Archive or backup?

How long does a backup object have to be retained before it is considered an archive? Or, is it actually not just a simple matter of time? This tip presents information that will help draw your own conclusion on a not so "cut and dried" subject.

What you will learn from this tip: Archiving, backup and their differences.

Backups and archives consist of copies of data kept for a certain amount of time for future access (at a very high level). In essence, both are very similar in nature except for their respective lifespan. Generally, most view a backup as a short-term retention copy of a file or record in case the original is lost or damaged beyond repair. Conversely, an archive is typically viewed as the means to meet a requirement to retain a record for future reference.

Theoretically, you could take a backup copy of specific data and retain the copy for many months or even years and you would have yourself an archive. In that particular context, the first question that comes to mind is: When does a backup copy become an archive? This is where things get a little muddy. While many IT practitioners associate the term archive with long-term retention, it is not just a question of time. This is mostly due to the way most traditional backup products handle data retention. Keeping track of which "backup jobs" to delete and which ones to keep can become a daunting data management task. Traditional backups are usually part of a sequence, which is typically a series of weekly full backups followed by daily incremental backups that are kept for a predetermined amount of time (i.e., 30 days). In order to keep a copy for a longer period than usual, an out-of-sequence copy must be created. That is, a copy that is not associated with the 30-day retention in our example.
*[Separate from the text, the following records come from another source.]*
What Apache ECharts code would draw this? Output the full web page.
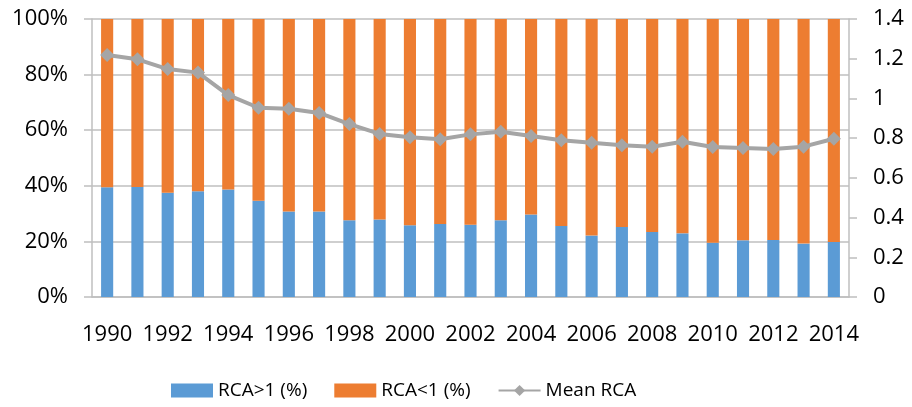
<!DOCTYPE html>
<html>
<head>
<meta charset="utf-8">
<script src="https://cdn.jsdelivr.net/npm/echarts@6/dist/echarts.min.js"></script>
<style>
  html, body { margin: 0; padding: 0; background: #fff; }
  #chart { width: 912px; height: 407px; }
</style>
</head>
<body>
<div id="chart"></div>
<script>
const years = []
for (let y = 1990; y <= 2014; y++) years.push(String(y))

// share of products with RCA>1, in %
const rcaAbove = [39.5, 39.6, 37.5, 38.0, 38.7, 34.6, 30.8, 30.8, 27.6, 27.9,
  25.8, 26.3, 26.0, 27.6, 29.7, 25.5, 22.1, 25.2, 23.4, 22.9,
  19.5, 20.4, 20.5, 19.2, 19.8]
const rcaBelow = rcaAbove.map(v => +(100 - v).toFixed(1))
const meanRca = [1.219, 1.197, 1.148, 1.13, 1.017, 0.953, 0.948, 0.927, 0.871, 0.821,
  0.804, 0.794, 0.819, 0.832, 0.811, 0.789, 0.777, 0.764, 0.757, 0.782,
  0.755, 0.750, 0.745, 0.757, 0.797]

const font = '"Open Sans", sans-serif'
const axisGray = '#bfbfbf'

const chart = echarts.init(document.getElementById('chart'))
chart.setOption({
  animation: false,
  textStyle: { fontFamily: font },
  grid: { left: 92, right: 63, top: 19, bottom: 110 },
  legend: {
    top: 376,
    left: 166,
    itemWidth: 42,
    itemHeight: 14,
    itemGap: 27,
    textStyle: { fontSize: 19, color: '#000', fontFamily: font },
    data: [
      { name: 'RCA>1 (%)', icon: 'rect' },
      { name: 'RCA<1 (%)', icon: 'rect' },
      { name: 'Mean RCA' },
    ],
  },
  xAxis: {
    type: 'category',
    data: years,
    boundaryGap: true,
    axisLine: { lineStyle: { color: axisGray, width: 1.5 } },
    axisTick: { interval: 0, length: 8, lineStyle: { color: axisGray, width: 1.5 } },
    axisLabel: { interval: 1, color: '#000', fontSize: 22, margin: 27, fontFamily: font },
  },
  yAxis: [{
    type: 'value',
    min: 0, max: 100, interval: 20,
    axisLine: { show: true, lineStyle: { color: axisGray, width: 1.5 } },
    axisTick: { show: true, length: 8, lineStyle: { color: axisGray, width: 1.5 } },
    axisLabel: { formatter: '{value}%', color: '#000', fontSize: 22, margin: 24, fontFamily: font },
    splitLine: { lineStyle: { color: axisGray, width: 1.5 } },
  }, {
    type: 'value',
    min: 0, max: 1.4, interval: 0.2,
    position: 'right',
    axisLine: { show: true, lineStyle: { color: axisGray, width: 1.5 } },
    axisTick: { show: true, length: 8, lineStyle: { color: axisGray, width: 1.5 } },
    axisLabel: { color: '#000', fontSize: 22, margin: 24, fontFamily: font },
    splitLine: { show: false },
  }],
  series: [{
    name: 'RCA>1 (%)',
    type: 'bar',
    stack: 'share',
    data: rcaAbove,
    barWidth: '40%',
    itemStyle: { color: '#5b9bd5' },
  }, {
    name: 'RCA<1 (%)',
    type: 'bar',
    stack: 'share',
    data: rcaBelow,
    barWidth: '40%',
    itemStyle: { color: '#ed7d31' },
  }, {
    name: 'Mean RCA',
    type: 'line',
    yAxisIndex: 1,
    data: meanRca,
    symbol: 'diamond',
    symbolSize: 14,
    lineStyle: { color: '#a5a5a5', width: 4 },
    itemStyle: { color: '#a5a5a5' },
  }],
})
</script>
</body>
</html>
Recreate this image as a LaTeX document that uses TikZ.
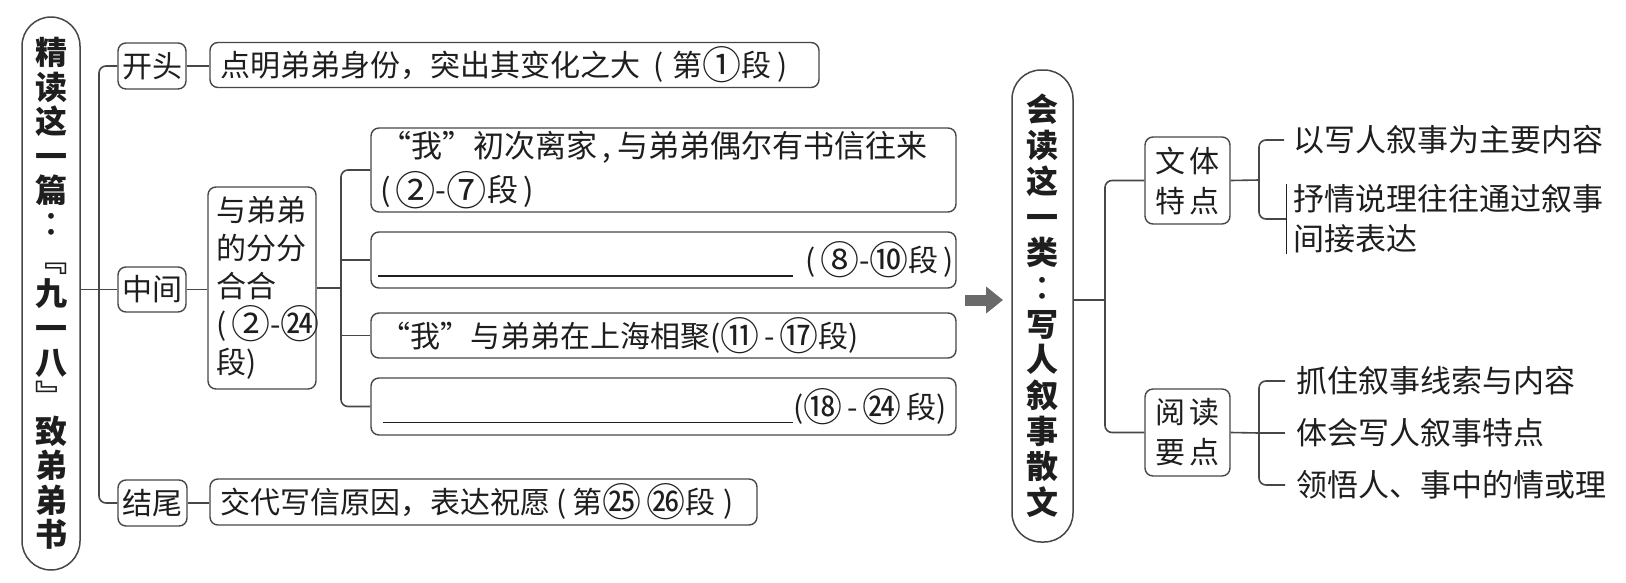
\documentclass[tikz,border=0pt]{standalone}
\usepackage{fontspec}
\setmainfont{Noto Sans CJK SC}
\usepackage{tikz}
\usetikzlibrary{arrows.meta}

\definecolor{ink}{HTML}{1E1E1E}
\definecolor{rulegray}{HTML}{474747}
\definecolor{arrowgray}{HTML}{6A6A6A}

% circled paragraph numbers, a bit larger than the font gives them
\newcommand{\cnum}[1]{\raisebox{-0.11em}{\scalebox{1.3}{#1}}}

\tikzset{
  box/.style={draw=rulegray, line width=1.4pt, rounded corners=8pt, inner sep=0pt,
    text=ink, font=\fontsize{30}{38}\selectfont},
  wide/.style={box, inner xsep=#1, align=left},
  pill/.style={draw=rulegray, line width=1.5pt, rounded corners=29pt, inner sep=0pt,
    align=center, text=ink},
  conn/.style={draw=rulegray, line width=1.6pt, rounded corners=7pt},
  item/.style={anchor=west, inner ysep=0pt, inner xsep=9pt, text=ink,
    font=\fontsize{31}{40}\selectfont, align=left},
  fatarrow/.style={draw=arrowgray, line width=11pt, -{Triangle[length=17pt,width=26pt]}},
}

\begin{document}
\begin{tikzpicture}[x=1pt, y=-1pt]

\fill[white] (0,0) rectangle (1626,582);
\useasboundingbox (0,0) rectangle (1626,582);

% left title
\node[pill, minimum width=58pt, minimum height=553pt, font=\bfseries\fontsize{32}{34.4}\selectfont] (jd) at (51,293.5)
  {精\\读\\这\\一\\篇\\︰\\﹃\\九\\一\\八\\﹄\\致\\弟\\弟\\书};

% first level
\node[box, minimum width=68pt, minimum height=46pt] (kt) at (152,66) {开头};
\node[box, minimum width=68pt, minimum height=45pt] (zj) at (152,289.5) {中间};
\node[box, minimum width=69pt, minimum height=46pt] (jw) at (152.5,503) {结尾};

\node[wide=10pt, text width=589pt, minimum height=45pt] (kt-d) at (514.5,65)
  {\mbox{点明弟弟身份，突出其变化之大\hspace{14pt}(\hspace{8pt}第\cnum{①}段\hspace{6pt})}};
\node[wide=8pt, text width=92pt, minimum height=202pt] (zj-d) at (262,288)
  {与弟弟\\的分分\\合合\\\mbox{(\,\cnum{②}-\cnum{㉔}}\\段)};
\node[wide=10pt, text width=527pt, minimum height=46pt] (jw-d) at (483.5,502)
  {\mbox{交代写信原因，表达祝愿\hspace{6pt}(\hspace{6pt}第\cnum{㉕}\,\cnum{㉖}段\hspace{8pt})}};

% second level
\node[wide=9pt, text width=567pt, minimum height=84pt, font=\fontsize{31}{44}\selectfont] (b1) at (663.5,170)
  {“我”初次离家\hspace{6pt},\hspace{6pt}与弟弟偶尔有书信往来\\\mbox{(\,\cnum{②}-\cnum{⑦}段\,)}};
\node[wide=7pt, text width=571pt, minimum height=56pt] (b2) at (663.5,260)
  {\mbox{\rule[-5pt]{415pt}{1.4pt}\hspace{12pt}(\,\cnum{⑧}-\cnum{⑩}段\,)}};
\node[wide=9pt, text width=567pt, minimum height=45pt] (b3) at (663.5,335.5)
  {\mbox{“我”与弟弟在上海相聚(\cnum{⑪}\,-\,\cnum{⑰}段)}};
\node[wide=12pt, text width=561pt, minimum height=57pt] (b4) at (663.5,406.5)
  {\mbox{\rule[-5pt]{410pt}{1.4pt}(\cnum{⑱}\,-\,\cnum{㉔}\,段)}};

% right title
\node[pill, minimum width=61pt, minimum height=472pt, font=\bfseries\fontsize{32}{35.7}\selectfont] (hd) at (1042.5,306)
  {会\\读\\这\\一\\类\\︰\\写\\人\\叙\\事\\散\\文};

\node[box, minimum width=85pt, minimum height=87pt, align=center, font=\fontsize{30}{40}\selectfont] (tz) at (1187.5,180.5) {文\,体\\特\,点};
\node[box, minimum width=85pt, minimum height=87pt, align=center, font=\fontsize{30}{40}\selectfont] (yd) at (1187.5,432.5) {阅\,读\\要\,点};

\node[item] (tz-1) at (1284,140) {以写人叙事为主要内容};
\node[item, inner xsep=7pt] (tz-2) at (1286,219) {抒情说理往往通过叙事\\间接表达};
\node[item, inner xsep=11pt] (yd-1) at (1285,381) {抓住叙事线索与内容};
\node[item, inner xsep=11pt] (yd-2) at (1285,433) {体会写人叙事特点};
\node[item, inner xsep=11pt] (yd-3) at (1285,485) {领悟人、事中的情或理};

\coordinate (trunk) at (99,289);
\coordinate (sub) at (341,288);
\coordinate (rtrunk) at (1105,300);
\coordinate (bk1) at (1259,180);
\coordinate (bk2) at (1259,433);
\coordinate (arr-s) at (965,300);
\coordinate (arr-e) at (1003,300);

% left tree
\draw[conn] (kt.west) -| (trunk) |- (jw.west);
\draw[conn] (jd.east |- zj.west) -- (zj.west);
\draw[conn] (kt.east) -- (kt.east -| kt-d.west);
\draw[conn] (zj.east) -- (zj.east -| zj-d.west);
\draw[conn] (jw.east) -- (jw.east -| jw-d.west);
\draw[conn] (zj-d.east) -- (zj-d.east -| sub);
\draw[conn] (b1.west) -| (sub) |- (b4.west);
\draw[conn] (b2.west) -- (b2.west -| sub);
\draw[conn] (b3.west) -- (b3.west -| sub);

\draw[fatarrow] (arr-s) -- (arr-e);

% right tree
\draw[conn] (hd.east |- rtrunk) -- (rtrunk);
\draw[conn] (tz.west) -| (rtrunk) |- (yd.west);
\draw[conn] (tz.east) -- (bk1);
\draw[conn] (tz-1.west) -| (bk1) |- (tz-2.west);
\draw[ink, line width=1pt] (tz-2.north west) -- (tz-2.south west);
\draw[conn] (yd.east) -- (bk2);
\draw[conn] (yd-1.west) -| (bk2) |- (yd-3.west);
\draw[conn] (yd-2.west) -- (bk2);

\end{tikzpicture}
\end{document}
This is where the attributes of an archive start to take shape. We can think of an archive as an out of sequence copy; a copy that is not associated with other copies for retention purposes (i.e., full and incremental). Let's look at other attributes that should differentiate an archive from a backup object:

  • Archives should not be retained simply based on the number of existing copies. Each archive should be a unique object bearing a time stamp, descriptor and a retention parameter.
  • We typically backup data to protect it from being lost or altered and because it must remain readily available; it would therefore go against the rules to delete a file after backing it up. Conversely, data is often archived so it can be deleted from its original location because immediate access is no longer required.
  • Archived data can be extracted from its original context and catalogued or indexed for later retrieval. This is the case for CAS or email archiving products where a message or attachment is taken out of its usual structure and stored elsewhere.

As a general rule, we can go back to the days of paper records and draw a parallel with today's backups and archives. Back then, records were typed or handwritten and carbon copies or photocopies were used for backups. When a document lost some of its daily business relevance but still had to be retained, is was taken out of the filing cabinet, put into a cube-box and sent to some basement or warehouse to be kept as an archive. That said, this is pretty much where the similarities end. We don't have a problem reading a paper document that was archived 50 years ago -- the same cannot be said about electronic archives.

In closing, and without trying to oversimplify things, if a record is copied for protection, we can probably call it a backup. If the same record it stored on some media with particular concern with immediate access, it's probably safe to call it an archive.